## EXTRACTED ENTRIES

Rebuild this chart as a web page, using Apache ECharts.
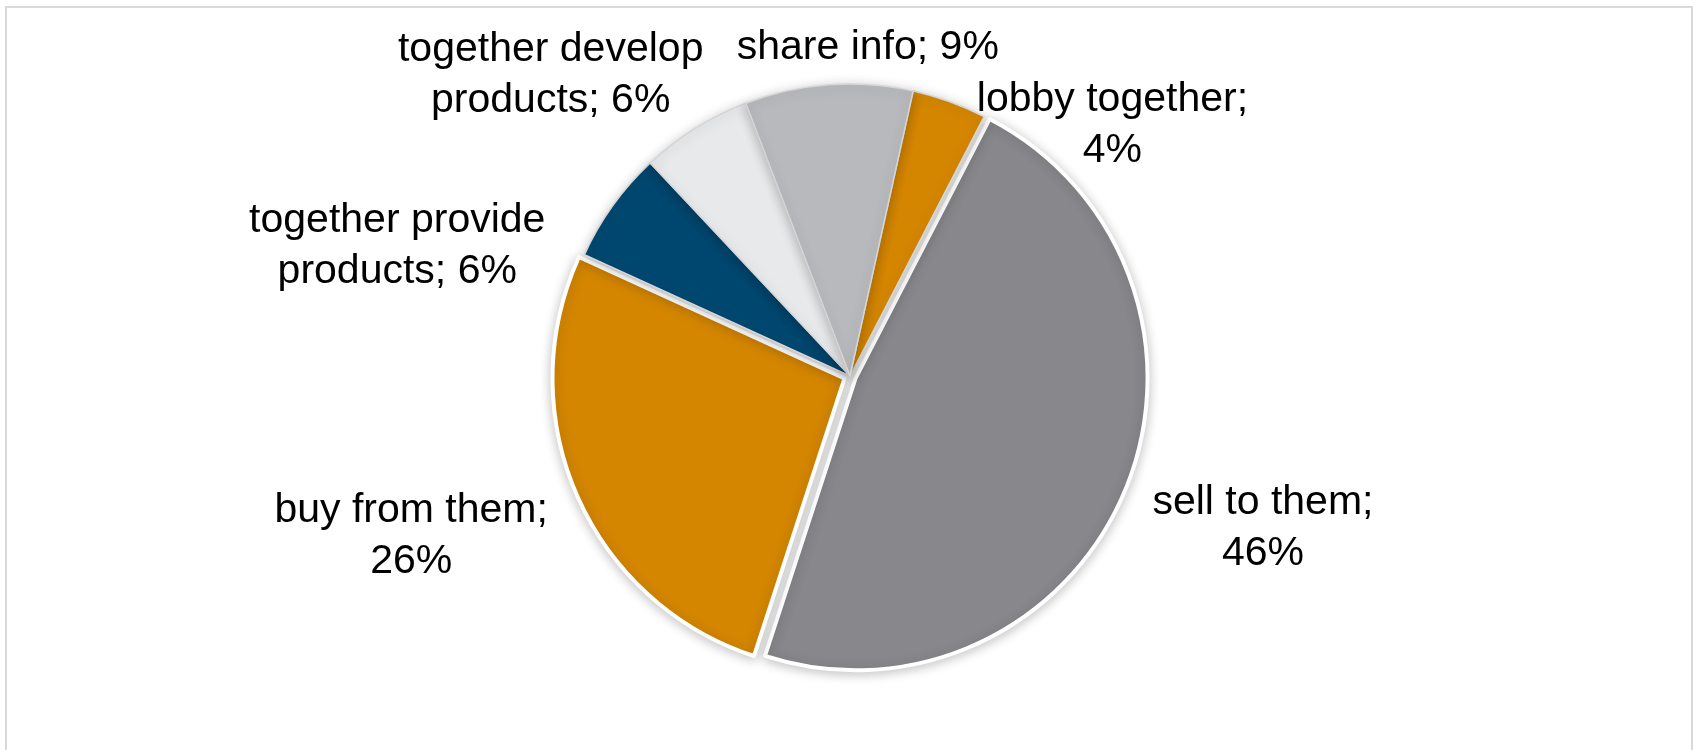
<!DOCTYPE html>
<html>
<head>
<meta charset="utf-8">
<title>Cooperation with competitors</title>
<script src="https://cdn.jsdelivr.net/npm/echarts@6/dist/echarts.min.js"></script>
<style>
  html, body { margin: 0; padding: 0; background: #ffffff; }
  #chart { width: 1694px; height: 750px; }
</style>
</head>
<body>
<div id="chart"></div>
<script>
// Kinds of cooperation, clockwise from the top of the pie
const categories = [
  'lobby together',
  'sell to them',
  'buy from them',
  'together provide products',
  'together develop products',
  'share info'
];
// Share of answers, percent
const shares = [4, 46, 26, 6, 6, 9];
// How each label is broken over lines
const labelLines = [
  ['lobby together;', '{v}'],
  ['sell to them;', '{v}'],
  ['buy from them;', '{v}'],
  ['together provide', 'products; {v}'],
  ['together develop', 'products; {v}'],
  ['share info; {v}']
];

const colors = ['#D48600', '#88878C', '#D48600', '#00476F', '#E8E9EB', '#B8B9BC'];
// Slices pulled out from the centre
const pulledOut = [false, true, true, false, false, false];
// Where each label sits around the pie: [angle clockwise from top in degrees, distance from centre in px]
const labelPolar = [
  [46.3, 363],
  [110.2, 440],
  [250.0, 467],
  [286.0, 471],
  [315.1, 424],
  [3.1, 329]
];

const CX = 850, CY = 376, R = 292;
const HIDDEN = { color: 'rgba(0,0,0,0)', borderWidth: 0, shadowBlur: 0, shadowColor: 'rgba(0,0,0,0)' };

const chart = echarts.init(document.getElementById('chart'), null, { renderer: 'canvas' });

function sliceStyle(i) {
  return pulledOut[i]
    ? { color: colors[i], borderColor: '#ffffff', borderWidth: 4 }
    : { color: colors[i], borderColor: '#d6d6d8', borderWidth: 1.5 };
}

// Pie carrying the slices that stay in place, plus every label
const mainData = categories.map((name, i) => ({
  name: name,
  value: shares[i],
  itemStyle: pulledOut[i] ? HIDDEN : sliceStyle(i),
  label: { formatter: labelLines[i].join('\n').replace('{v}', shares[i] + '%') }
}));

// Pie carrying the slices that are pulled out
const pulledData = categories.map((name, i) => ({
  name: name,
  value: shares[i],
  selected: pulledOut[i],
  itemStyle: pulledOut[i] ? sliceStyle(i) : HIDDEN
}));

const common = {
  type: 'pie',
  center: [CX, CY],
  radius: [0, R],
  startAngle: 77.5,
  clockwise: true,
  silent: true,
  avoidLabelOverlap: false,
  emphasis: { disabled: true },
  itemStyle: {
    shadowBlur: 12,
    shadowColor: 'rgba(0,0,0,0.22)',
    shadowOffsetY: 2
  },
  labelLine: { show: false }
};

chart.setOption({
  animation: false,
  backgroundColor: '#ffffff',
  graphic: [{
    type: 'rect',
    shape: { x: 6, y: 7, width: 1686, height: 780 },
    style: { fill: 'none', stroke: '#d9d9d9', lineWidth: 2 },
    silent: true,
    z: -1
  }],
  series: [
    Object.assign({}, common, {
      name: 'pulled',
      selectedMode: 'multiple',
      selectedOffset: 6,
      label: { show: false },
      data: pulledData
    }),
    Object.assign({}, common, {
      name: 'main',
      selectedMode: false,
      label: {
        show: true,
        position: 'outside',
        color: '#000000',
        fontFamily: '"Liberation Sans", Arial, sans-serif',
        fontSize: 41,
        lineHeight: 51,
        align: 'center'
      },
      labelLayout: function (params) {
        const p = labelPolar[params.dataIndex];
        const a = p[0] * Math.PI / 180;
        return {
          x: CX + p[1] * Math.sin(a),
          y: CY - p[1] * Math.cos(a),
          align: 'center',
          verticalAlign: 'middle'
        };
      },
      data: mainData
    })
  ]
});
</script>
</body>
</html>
---
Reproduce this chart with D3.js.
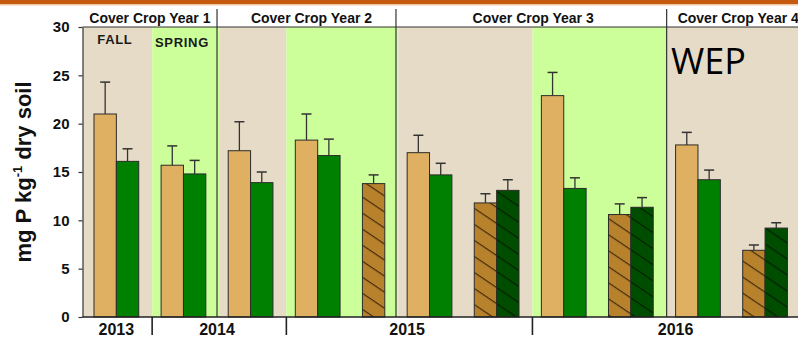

## EXERCISE REQUIREMENTS
Using the listing above, pick out each line that contains the word "this", then copy it.

## EXERCISE ANSWER
Rebuild this chart as a web page, using Apache ECharts.
Reproduce this chart with D3.js.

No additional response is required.